The remaining case is Dodge v. Knowles from 1885, which is so archaic in content that I can’t see it cropping up in modern opinions, even with the current Court’s make-up.
It’s also unsurprising which citations are missing in the $72$ cases with only two available.
display(HTML('<b>Missing Citation Pairs</b>'))
display_inline(
    pd.Series([
        tuple(case[case.isna()].index)
        for _, case in case_citations[case_citations.notna().sum(axis='columns') == 2].iterrows()
    ]).value_counts().rename('Count'),
    (
        10 * (case_decisions[case_citations.notna().sum(axis='columns') == 2].term // 10)
    ).value_counts().sort_index().rename('By Decade')
)
Missing Citation Pairs
| Count | |
|---|---|
| ('sctCite', 'lexisCite') | 52 | 
| ('sctCite', 'ledCite') | 18 | 
| ('usCite', 'lexisCite') | 1 | 
| ('usCite', 'ledCite') | 1 | 
| By Decade | |
|---|---|
| 1850 | 10 | 
| 1860 | 18 | 
| 1870 | 11 | 
| 1880 | 19 | 
| 1890 | 8 | 
| 1900 | 2 | 
| 1910 | 1 | 
| 1920 | 2 | 
| 2010 | 1 | 
Information on unofficial reporter citations is spotty in the late 1800s and early 1900s. This is probably a reflection of why the SCDB warns that its pre-modern records—the records before the Vinson Court began in 1946—are a work in progress. Fortunately, this timespan includes all but one of the the records missing two citations, and these cases aren’t recent enough to be worth tracking down here.

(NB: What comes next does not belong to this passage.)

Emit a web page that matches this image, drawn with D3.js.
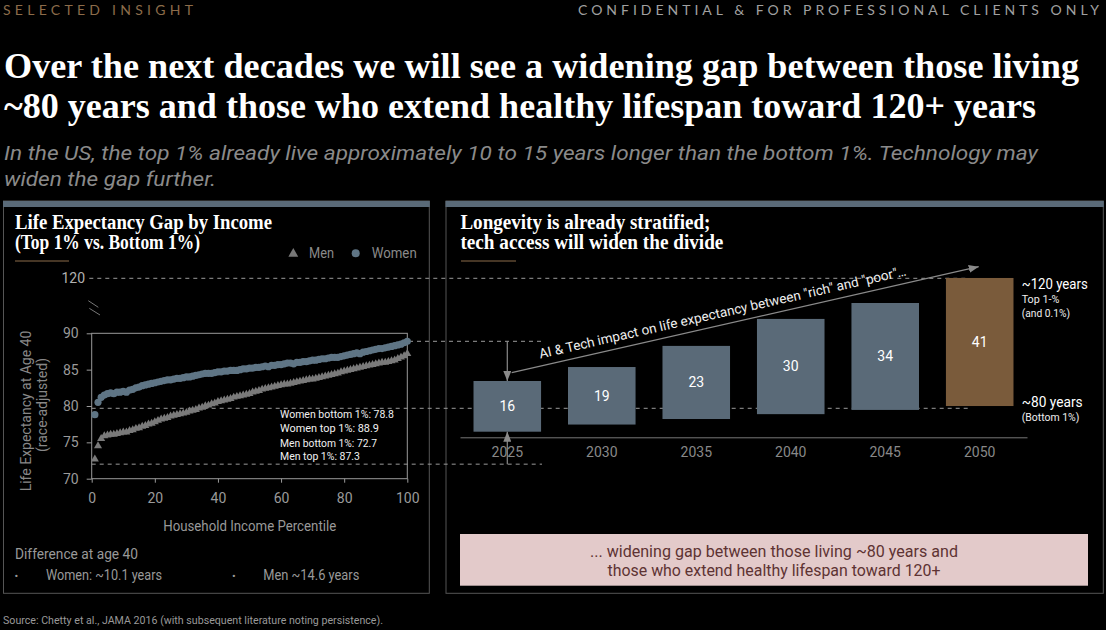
<html>
<head>
<meta charset="utf-8">
<script src="https://cdn.jsdelivr.net/npm/d3@7"></script>
<style>
body { margin: 0; background: #000; }
text { font-family: Roboto, "Liberation Sans", sans-serif; }
</style>
</head>
<body>
<svg id="page"></svg>
<script>

// ---- data ----
var percentiles = d3.range(1, 101);
var womenLE = [
  78.8, 80.5, 81.2, 81.5, 81.7, 81.8, 81.7, 81.9, 81.9, 82.0,
  81.9, 82.2, 82.3, 82.5, 82.6, 82.8, 82.9, 83.0, 83.1, 83.2,
  83.3, 83.4, 83.5, 83.6, 83.6, 83.7, 83.8, 83.8, 83.9, 84.0,
  84.0, 84.1, 84.2, 84.3, 84.4, 84.5, 84.5, 84.5, 84.6, 84.7,
  84.7, 84.8, 84.8, 84.9, 84.9, 84.9, 85.0, 85.1, 85.1, 85.2,
  85.2, 85.3, 85.3, 85.4, 85.5, 85.4, 85.6, 85.6, 85.7, 85.7,
  85.8, 85.9, 85.9, 85.8, 86.0, 86.0, 86.1, 86.1, 86.2, 86.3,
  86.3, 86.4, 86.5, 86.5, 86.6, 86.7, 86.7, 86.7, 86.8, 86.9,
  87.0, 87.1, 87.2, 87.3, 87.2, 87.4, 87.5, 87.6, 87.7, 87.8,
  87.9, 87.9, 88.0, 88.1, 88.2, 88.3, 88.4, 88.5, 88.7, 88.9
];
var menLE = [
  72.7, 74.5, 75.5, 75.9, 76.0, 76.1, 76.1, 76.2, 76.3, 76.4,
  76.4, 76.6, 76.7, 76.9, 77.0, 77.2, 77.3, 77.5, 77.6, 77.8,
  78.0, 78.2, 78.3, 78.4, 78.6, 78.7, 78.8, 78.9, 79.0, 79.1,
  79.3, 79.4, 79.5, 79.7, 79.8, 80.0, 80.1, 80.3, 80.4, 80.6,
  80.7, 80.8, 80.9, 81.0, 81.2, 81.3, 81.4, 81.5, 81.6, 81.7,
  81.9, 82.0, 82.1, 82.3, 82.4, 82.5, 82.6, 82.7, 82.8, 82.9,
  83.0, 83.0, 83.1, 83.2, 83.3, 83.4, 83.5, 83.6, 83.7, 83.7,
  83.8, 83.9, 84.0, 84.1, 84.2, 84.3, 84.4, 84.5, 84.7, 84.8,
  84.9, 85.0, 85.1, 85.2, 85.3, 85.4, 85.5, 85.6, 85.7, 85.8,
  85.9, 86.0, 86.0, 86.1, 86.2, 86.3, 86.5, 86.7, 86.9, 87.2
];
var leTicksY = [70, 75, 80, 85, 90];
var leTicksX = [0, 20, 40, 60, 80, 100];

var years = ["2025", "2030", "2035", "2040", "2045", "2050"];
var gapLabels = [16, 19, 23, 30, 34, 41];
var barLow = [72.8, 75.0, 76.7, 78.2, 79.5, 80.7];
var barHigh = [88.4, 92.7, 99.2, 107.5, 112.4, 120.1];

var annotations = ["Women bottom 1%: 78.8", "Women top 1%: 88.9", "Men bottom 1%: 72.7", "Men top 1%: 87.3"];

// ---- helpers ----
var svg = d3.select("#page").attr("width", 1106).attr("height", 630);
svg.append("rect").attr("width", 1106).attr("height", 630).attr("fill", "#000");

function fit(sel, w, adj) {
  sel.each(function() {
    var n = this.getComputedTextLength();
    if (w && Math.abs(n - w) > 0.5) {
      d3.select(this).attr("textLength", w).attr("lengthAdjust", adj || "spacingAndGlyphs");
    }
  });
  return sel;
}
function label(x, y, str, o) {
  o = o || {};
  var t = svg.append("text")
    .attr("x", x).attr("y", y)
    .attr("fill", o.fill || "#999")
    .style("font-size", (o.size || 14) + "px")
    .style("text-anchor", o.anchor || "start")
    .text(str);
  if (o.family) t.style("font-family", o.family);
  if (o.weight) t.style("font-weight", o.weight);
  if (o.italic) t.style("font-style", "italic");
  fit(t, o.w, o.adj);
  return t;
}
var serif = '"Liberation Serif", "DejaVu Serif", serif';

// ---- header ----
label(3, 15.3, "SELECTED INSIGHT", {size: 14, fill: "#8c6c4a", family: "Lato", w: 190, adj: "spacing"});
label(578, 15.3, "CONFIDENTIAL & FOR PROFESSIONAL CLIENTS ONLY", {size: 14, fill: "#a0a0a0", family: "Lato", w: 521, adj: "spacing"});

label(4, 78.3, "Over the next decades we will see a widening gap between those living", {size: 35, fill: "#fff", family: serif, weight: "bold", w: 1075});
label(4, 118.3, "~80 years and those who extend healthy lifespan toward 120+ years", {size: 35, fill: "#fff", family: serif, weight: "bold", w: 1032});

label(4, 160, "In the US, the top 1% already live approximately 10 to 15 years longer than the bottom 1%. Technology may", {size: 20, fill: "#8a8a8a", italic: true, w: 1034});
label(4, 185.5, "widen the gap further.", {size: 20, fill: "#8a8a8a", italic: true, w: 212});

// ---- panels ----
[[3.5, 429.3], [446, 1103.3]].forEach(function(p) {
  svg.append("rect").attr("x", p[0]).attr("y", 201).attr("width", p[1] - p[0]).attr("height", 392.3)
    .attr("fill", "none").attr("stroke", "#555").attr("stroke-width", 1);
  svg.append("rect").attr("x", p[0] - 0.5).attr("y", 201).attr("width", p[1] - p[0] + 1).attr("height", 6)
    .attr("fill", "#5a6a78");
});

// ---- scales ----
var xL = d3.scaleLinear().domain([0, 100]).range([91.7, 407.3]);
var yL = d3.scaleLinear().domain([70, 90]).range([478.7, 333.3]);
var yR = d3.scaleLinear().domain([80, 120]).range([408.3, 278.3]);
var xR = d3.scaleBand().domain(years).range([460, 1027]).paddingInner(0.285).paddingOuter(0.143);

// ---- left panel ----
label(15, 228.5, "Life Expectancy Gap by Income", {size: 20, fill: "#fff", family: serif, weight: "bold", w: 257});
label(15, 248.5, "(Top 1% vs. Bottom 1%)", {size: 20, fill: "#fff", family: serif, weight: "bold", w: 185});
svg.append("line").attr("x1", 15).attr("x2", 69).attr("y1", 261).attr("y2", 261).attr("stroke", "#8c6c4a").attr("stroke-width", 1.2);

// legend
svg.append("path").attr("d", d3.symbol().type(d3.symbolTriangle).size(42)())
  .attr("transform", "translate(293.3,253.8)").attr("fill", "#777");
label(309, 258.3, "Men", {size: 14.5, fill: "#8a8a8a", w: 25});
svg.append("circle").attr("cx", 355.7).attr("cy", 253.3).attr("r", 4).attr("fill", "#5f7585");
label(371.7, 258.3, "Women", {size: 14.5, fill: "#8a8a8a", w: 45});

// dashed reference lines (drawn under marks)
var dash = svg.append("g").attr("stroke", "#9a9a9a").attr("stroke-width", 1).attr("stroke-dasharray", "4,4");
dash.append("line").attr("x1", 89.3).attr("x2", 968).attr("y1", yR(120)).attr("y2", yR(120));
dash.append("line").attr("x1", 409).attr("x2", 543).attr("y1", yL(88.9)).attr("y2", yL(88.9));
dash.append("line").attr("x1", xL(0)).attr("x2", 968).attr("y1", yR(80)).attr("y2", yR(80));
dash.append("line").attr("x1", xL(0)).attr("x2", 542).attr("y1", yL(72)).attr("y2", yL(72));

// frame + axes
svg.append("rect").attr("x", xL(0)).attr("y", yL(90)).attr("width", xL(100) - xL(0)).attr("height", yL(70) - yL(90))
  .attr("fill", "none").attr("stroke", "#9a9a9a").attr("stroke-width", 1);

var gy = svg.append("g").attr("transform", "translate(" + xL(0) + ",0)")
  .call(d3.axisLeft(yL).tickValues(leTicksY).tickSize(5).tickPadding(8));
var gx = svg.append("g").attr("transform", "translate(0," + yL(70) + ")")
  .call(d3.axisBottom(xL).tickValues(leTicksX).tickSize(4).tickPadding(10));
[gy, gx].forEach(function(g) {
  g.select(".domain").remove();
  g.selectAll("line").attr("stroke", "#9a9a9a");
  g.selectAll("text").attr("fill", "#9a9a9a").style("font-size", "14px").style("font-family", "Roboto");
});

label(85, yR(120) + 5, "120", {size: 14, fill: "#b0b0b0", anchor: "end"});
svg.append("line").attr("x1", 88.3).attr("y1", 300.7).attr("x2", 98.3).attr("y2", 307.3).attr("stroke", "#777");
svg.append("line").attr("x1", 89.3).attr("y1", 308.3).attr("x2", 100).attr("y2", 315).attr("stroke", "#777");

svg.append("text").attr("transform", "translate(30.5,411) rotate(-90)")
  .style("text-anchor", "middle").style("font-size", "14px").attr("fill", "#888")
  .text("Life Expectancy at Age 40");
svg.append("text").attr("transform", "translate(47,405) rotate(-90)")
  .style("text-anchor", "middle").style("font-size", "14px").attr("fill", "#888")
  .text("(race-adjusted)");
label(249.7, 531, "Household Income Percentile", {size: 14.5, fill: "#999", anchor: "middle", w: 173});

// scatter
svg.append("g").selectAll("path").data(menLE).enter().append("path")
  .attr("d", d3.symbol().type(d3.symbolTriangle).size(28)())
  .attr("transform", function(d, i) { return "translate(" + xL(percentiles[i]) + "," + yL(d) + ")"; })
  .attr("fill", "#7a7a7a");
svg.append("g").selectAll("circle").data(womenLE).enter().append("circle")
  .attr("cx", function(d, i) { return xL(percentiles[i]); })
  .attr("cy", function(d) { return yL(d); })
  .attr("r", 3.6)
  .attr("fill", "#5f7585");

var annY = [418.3, 431.7, 447.3, 460];
var annW = [114, 99, 97, 80];
annotations.forEach(function(a, i) {
  label(280, annY[i], a, {size: 11.5, fill: "#f0f0f0", w: annW[i]});
});

label(15, 559.3, "Difference at age 40", {size: 14.5, fill: "#999", w: 123});
label(14.5, 580, "•", {size: 11, fill: "#999"});
label(46, 580.3, "Women: ~10.1 years", {size: 14, fill: "#999", w: 116});
label(232, 580, "•", {size: 11, fill: "#999"});
label(263.3, 580.3, "Men ~14.6 years", {size: 14, fill: "#999", w: 96});

label(3, 624, "Source: Chetty et al., JAMA 2016 (with subsequent literature noting persistence).", {size: 11, fill: "#999", w: 380});

// ---- right panel ----
label(460.4, 228.5, "Longevity is already stratified;", {size: 20, fill: "#fff", family: serif, weight: "bold", w: 250});
label(460.4, 249, "tech access will widen the divide", {size: 20, fill: "#fff", family: serif, weight: "bold", w: 263});
svg.append("line").attr("x1", 461).attr("x2", 516).attr("y1", 261).attr("y2", 261).attr("stroke", "#8c6c4a").attr("stroke-width", 1.2);

var defs = svg.append("defs");
defs.append("marker").attr("id", "arr").attr("viewBox", "0 0 10 8").attr("refX", 10).attr("refY", 4)
  .attr("markerWidth", 10).attr("markerHeight", 8).attr("markerUnits", "userSpaceOnUse").attr("orient", "auto")
  .append("path").attr("d", "M0,0L10,4L0,8z").attr("fill", "#8a8a8a");

svg.append("g").selectAll("rect").data(years).enter().append("rect")
  .attr("x", function(d) { return xR(d); })
  .attr("y", function(d, i) { return yR(barHigh[i]); })
  .attr("width", xR.bandwidth())
  .attr("height", function(d, i) { return yR(barLow[i]) - yR(barHigh[i]); })
  .attr("fill", function(d, i) { return i === years.length - 1 ? "#7a5b3b" : "#5a6a78"; });

svg.append("g").selectAll("text").data(years).enter().append("text")
  .attr("x", function(d) { return xR(d) + xR.bandwidth() / 2; })
  .attr("y", function(d, i) { return yR((barLow[i] + barHigh[i]) / 2); })
  .attr("dy", "0.35em")
  .style("text-anchor", "middle").style("font-size", "14px").attr("fill", "#fff")
  .text(function(d, i) { return gapLabels[i]; });

var gr = svg.append("g").attr("transform", "translate(0,437.3)")
  .call(d3.axisBottom(xR).tickSize(0).tickSizeOuter(0).tickPadding(9.5));
gr.select(".domain").attr("stroke", "#777");
gr.selectAll("text").attr("fill", "#888").style("font-size", "14px").style("font-family", "Roboto");

// arrows
var cx0 = xR(years[0]) + xR.bandwidth() / 2;
svg.append("line").attr("x1", cx0).attr("x2", cx0).attr("y1", yL(88.9)).attr("y2", yR(barHigh[0]))
  .attr("stroke", "#8a8a8a").attr("stroke-width", 1.2).attr("marker-end", "url(#arr)");
svg.append("line").attr("x1", cx0).attr("x2", cx0).attr("y1", yL(72)).attr("y2", yR(barLow[0]))
  .attr("stroke", "#8a8a8a").attr("stroke-width", 1.2).attr("marker-end", "url(#arr)");

var a0 = [cx0 + 4.4, yR(barHigh[0]) - 8.3];
var a1 = [xR(years[5]) + xR.bandwidth() / 2 - 1, yR(120) - 11.6];
svg.append("line").attr("x1", a0[0]).attr("y1", a0[1]).attr("x2", a1[0]).attr("y2", a1[1])
  .attr("stroke", "#8a8a8a").attr("stroke-width", 1.2).attr("marker-end", "url(#arr)");
var ang = Math.atan2(a1[1] - a0[1], a1[0] - a0[0]) * 180 / Math.PI;
var at = svg.append("g").attr("transform", "translate(" + a0[0] + "," + a0[1] + ") rotate(" + ang + ")")
  .append("text").attr("x", 31).attr("y", -7.5)
  .style("font-size", "13.5px").attr("fill", "#eee")
  .text('AI & Tech impact on life expectancy between "rich" and "poor"\u2026');
fit(at, 376);

label(1021.7, 289, "~120 years", {size: 15, fill: "#fff", w: 66});
label(1021.7, 303.3, "Top 1-%", {size: 11.5, fill: "#eee", w: 37.7});
label(1021.7, 316.5, "(and 0.1%)", {size: 11.5, fill: "#eee", w: 48.3});
label(1021.7, 407.3, "~80 years", {size: 15, fill: "#fff", w: 61});
label(1021.7, 420.7, "(Bottom 1%)", {size: 11.5, fill: "#eee", w: 57.7});

svg.append("rect").attr("x", 460).attr("y", 534).attr("width", 628).attr("height", 51.7).attr("fill", "#e3caca");
label(774, 556.7, "... widening gap between those living ~80 years and", {size: 17, fill: "#5e3333", anchor: "middle", w: 368});
label(774, 576, "those who extend healthy lifespan toward 120+", {size: 17, fill: "#5e3333", anchor: "middle", w: 333});

</script>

That leaves us with one record that could be worth correcting from last decade.
case_decisions.loc[
    (case_citations.notna().sum(axis='columns') <= 2) & (case_decisions.term >= 2010),
    ['caseName', 'term', *case_citations.columns]
]
| caseName | term | usCite | sctCite | ledCite | lexisCite | |
|---|---|---|---|---|---|---|
| 28573 | HUGHES v. PPL ENERGYPLUS | 2015 | <NA> | 136 S. Ct. 1288 | <NA> | 2016 U.S. LEXIS 2797 | 
It looks like PPL EnergyPlus changed its name to Talen Energy Marketing during this case, and the case proceeded with the new name. Does this have anything to do with the missing Lawyers’ Edition citation? Maybe, but it could just as easily have been a simple oversight, where the team has yet to update the record after a new Lawyers’ Edition volume was released. Either way, it’s interesting to see how SCOTUS handles this sort of thing procedurally. In subsequent documents, the respondents are listed as “Talen Energy Marketing, LLC (f/k/a PPL EnergyPlus, LLC), et al.”. Add one more piece of procedural trivia to our collection, folks.
              Casetext
              and
              Google Scholar
              agree that the correct Lawyers’ Edition citation for this case is
              194 L. Ed. 2d 414, but the case has yet to appear in a bound volume of U.S.
              Reports as far as I can tell.
            
case_decisions.loc[
    (case_decisions.caseId == '2015-042') &
    (case_decisions.caseName == 'HUGHES v. PPL ENERGYPLUS'),
    'ledCite'
] = '194 L. Ed. 2d 414'
A Note on Citation Order
There’s one other minor point worth noting regarding the different citations having to do with how their logical orders track with the SCDB’s internal case ordering. While none of the four third-party citations are ordered identically to the cases in the SCDB, the database’s record order most closely follows the official (and by extension Lawyers’ Edition) citations.
citation_volumes_and_pages = {
    citation_type: case_decisions[['term', citation_type]]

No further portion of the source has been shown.